A recent project replacing the roof of the Spanish-era cemetery chapel of Pototan town in Iloilo has caught the attention of heritage advocates as it is said to have veered away from the original design of the structure.
The octagonal chapel, constructed during the last quarter of the 19th century, had undergone a number of renovations, and the recent work, done in time for the All Saints’ and All Souls’ Day celebrations, does not fit architecturally the original structure, said a long-time Iloilo resident, who asked not to be named.
The source said the project was made possible through the donation of the Pototan town mayor but without consultation with the National Historical Commission of the Philippines (NHCP).
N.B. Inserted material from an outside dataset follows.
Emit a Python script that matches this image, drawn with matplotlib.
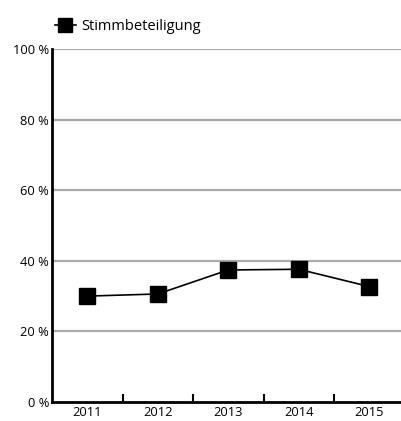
import matplotlib
matplotlib.use('Agg')
import matplotlib.pyplot as plt
import numpy as np

jahre = ['2011', '2012', '2013', '2014', '2015']
beteiligung = [30.0, 30.6, 37.4, 37.6, 32.7]
y_ticks = [0, 20, 40, 60, 80, 100]
y_labels = ['0 %', '20 %', '40 %', '60 %', '80 %', '100 %']

plt.rcParams['font.family'] = ['Open Sans', 'DejaVu Sans']

fig = plt.figure(figsize=(4.01, 4.21), dpi=100)
ax = fig.add_axes([52/401, 19/421, 1 - 52/401, 353/421])

x = np.arange(len(jahre))
ax.plot(x, beteiligung, color='black', lw=1.2, marker='s', markersize=11.5,
        label='Stimmbeteiligung', clip_on=False, zorder=3)

ax.set_xlim(-0.5, 4.45)
ax.set_ylim(0, 100)
ax.set_yticks(y_ticks)
ax.set_yticklabels(y_labels, fontsize=9.3)
ax.tick_params(axis='y', length=0, pad=2)
for yv in y_ticks[1:]:
    ax.axhline(yv, color='#aaaaaa', lw=1.6, zorder=1)

ax.set_xticks(x)
ax.set_xticklabels(jahre, fontsize=9.3)
ax.tick_params(axis='x', which='major', length=0, pad=3)
ax.set_xticks(x[:-1] + 0.5, minor=True)
ax.tick_params(axis='x', which='minor', direction='in', length=6, width=1.5, color='black')

for s in ['top', 'right']:
    ax.spines[s].set_visible(False)
ax.spines['left'].set_linewidth(2)
ax.spines['bottom'].set_linewidth(2)
ax.spines['left'].set_zorder(4)
ax.spines['bottom'].set_zorder(4)

leg = fig.legend(loc='upper left', bbox_to_anchor=(42/401, 1 - 6/421), frameon=False,
                 fontsize=10.5, handlelength=1.4, handletextpad=0.4, markerscale=0.85)

fig.savefig('out.png', dpi=100)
“The donation [for the project] was by the mayor,” said the source in Ilonggo, adding that the local executive probably did not know the renovation should have been done in consultation with the NHCP.
“But still, they should have kept the original design,” the source said.
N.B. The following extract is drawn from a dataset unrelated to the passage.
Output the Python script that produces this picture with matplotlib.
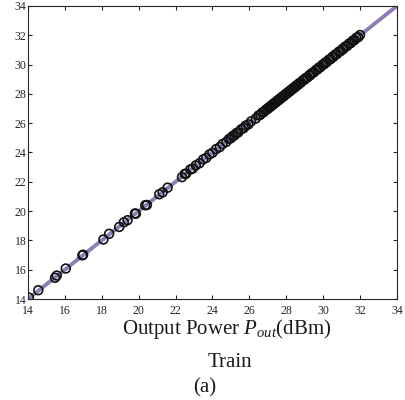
import matplotlib
matplotlib.use("Agg")
import matplotlib.pyplot as plt
import matplotlib.ticker as ticker

measured = [14.05, 14.56, 15.47, 15.56, 16.05, 16.95, 16.99, 18.09, 18.40, 18.95,
            19.20, 19.40, 19.80, 19.85, 20.36, 20.45, 21.12, 21.30, 21.57, 22.35,
            22.50, 22.57, 22.80, 22.93, 23.10, 23.30, 23.50, 23.66, 23.84, 24.00,
            24.20, 24.40, 24.55, 24.75, 24.90, 25.00, 25.10, 25.20, 25.30, 25.40,
            25.55, 25.70, 25.80, 25.95, 26.10, 26.35, 26.50, 26.60, 26.70, 26.80,
            26.90, 27.00, 27.05, 27.15, 27.20, 27.30, 27.35, 27.45, 27.50, 27.60,
            27.65, 27.75, 27.80, 27.90, 27.95, 28.05, 28.10, 28.20, 28.25, 28.35,
            28.40, 28.50, 28.55, 28.65, 28.70, 28.80, 28.90, 29.00, 29.05, 29.15,
            29.25, 29.30, 29.40, 29.50, 29.60, 29.70, 29.75, 29.85, 29.95, 30.05,
            30.10, 30.20, 30.30, 30.40, 30.50, 30.55, 30.65, 30.75, 30.85, 30.95,
            31.05, 31.10, 31.20, 31.30, 31.40, 31.50, 31.60, 31.70, 31.80, 31.90,
            32.00]
modeled = [14.10, 14.60, 15.45, 15.60, 16.08, 16.98, 17.02, 18.06, 18.45, 18.92,
           19.24, 19.38, 19.84, 19.82, 20.40, 20.42, 21.15, 21.28, 21.60, 22.32,
           22.54, 22.55, 22.84, 22.90, 23.12, 23.27, 23.53, 23.63, 23.87, 23.98,
           24.23, 24.37, 24.58, 24.72, 24.93, 24.97, 25.13, 25.17, 25.33, 25.37,
           25.58, 25.67, 25.83, 25.92, 26.13, 26.32, 26.53, 26.57, 26.73, 26.77,
           26.93, 26.97, 27.08, 27.12, 27.23, 27.27, 27.38, 27.42, 27.53, 27.57,
           27.68, 27.72, 27.83, 27.87, 27.98, 28.02, 28.13, 28.17, 28.28, 28.32,
           28.43, 28.47, 28.58, 28.62, 28.73, 28.77, 28.93, 28.97, 29.08, 29.12,
           29.28, 29.27, 29.43, 29.47, 29.63, 29.67, 29.78, 29.82, 29.98, 30.02,
           30.13, 30.17, 30.33, 30.37, 30.53, 30.52, 30.68, 30.72, 30.88, 30.92,
           31.08, 31.07, 31.23, 31.27, 31.43, 31.47, 31.63, 31.67, 31.83, 31.87,
           32.02]
ref_line = [14, 34]
ticks = [14, 16, 18, 20, 22, 24, 26, 28, 30, 32, 34]

plt.rcParams.update({"font.family": ["Liberation Serif", "DejaVu Serif"],
                     "mathtext.fontset": "custom",
                     "mathtext.rm": "Liberation Serif",
                     "mathtext.it": "Liberation Serif:italic"})

fig = plt.figure(figsize=(4.05, 4.0), dpi=100)
ax = fig.add_axes([0.069, 0.2525, 0.911, 0.7325])

ax.plot(ref_line, ref_line, color="#8e7db6", linewidth=2.8, zorder=1)
ax.scatter(measured, modeled, s=40, facecolors="none", edgecolors="#111111",
           linewidths=1.2, zorder=2)

ax.set_xlim(14, 34)
ax.set_ylim(14, 34)
ax.xaxis.set_major_locator(ticker.FixedLocator(ticks))
ax.yaxis.set_major_locator(ticker.FixedLocator(ticks))
ax.tick_params(direction="in", length=3, width=0.8, top=True, right=True,
               labelsize=8.5, colors="#262626", pad=1)
ax.tick_params(axis="x", pad=4.5)
for sp in ax.spines.values():
    sp.set_color("#262626")
    sp.set_linewidth(0.8)

fig.text(0.56, 0.165, r"Output Power $P_{out}$(dBm)", ha="center", va="baseline",
         fontsize=15, color="#1a1a1a")
fig.text(0.568, 0.0825, "Train", ha="center", va="baseline", fontsize=15, color="#1a1a1a")
fig.text(0.506, 0.02, "(a)", ha="center", va="baseline", fontsize=15, color="#1a1a1a")

fig.savefig("out.png", dpi=100)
University of the Philippines Visayas professor Joy Rosal Sumagaysay says in her 1995 thesis, “An Art Historical Study of Spanish Period Stone Cemeteries in Iloilo,” that the Pototan cemetery chapel originally had a dome roofing.
“Octagonal in shape, the capilla has three segmented-arch openings. The plain and simple exterior walls are redeemed by the squat triangular pediments which crown all eight sides of the capilla. This unique architectural design served to accent the original dome roofing of the capilla,” reads a portion of her study.
The squat triangular pediments are now less than eight with the new roof, designed triangular on top of these pediments.
“Although this seems to be a ‘refined’ roof compared to the previous one, I wish they had consulted their council [Permanent Committee for the Cultural Heritage of the Church] first as to what the original roof may have been,” said Sumagaysay in an interview.
Iloilo architect and University of Santo Tomas College of Architecture instructor Carlo Sayco said proper documentation and research should have been done first.
“If we want to stay true to its character, the best thing that we could have done is to stay true to the dome,” he said.
In Iloilo City, two important heritage structures are due to be restored and converted into an office and a museum by the National Museum (NM).
Iloilo Provincial Jail, constructed in 1911, is set to be rehabilitated by NM for the establishment of a regional museum for Western Visayas.
Jaro Municipal Hall, designed by architect Juan Arellano and constructed in 1938, is also going to undergo rehabilitation, restoration and repair. It will be converted into a regional extension office of NM.
The building is used as a police station.
Heritage advocate Eugene Jamerlan welcomed these developments initiated by the provincial government.
“I’m very glad that they are going to keep it [provincial jail], because a few years back there were plans to [demolish the structures] together with several other buildings,” Jamerlan said. “There was a plan to put up a convention center, so [it’s good] that the province has decided to save them.”
Jamerlan said heritage advocates in Iloilo were doing cultural mapping of the city with the help of University of San Agustin run by the Augustinian fathers. He added public-school teachers were helping in the mapping.
“You have to make culture and heritage a viable proposition. It’s something that people can be proud of, something that they can earn from,” he said.
“Culture is alive. It’s not in a vacuum. It’s always developing. But hopefully it’s developing in that direction that we all want to,” Jamerlan added.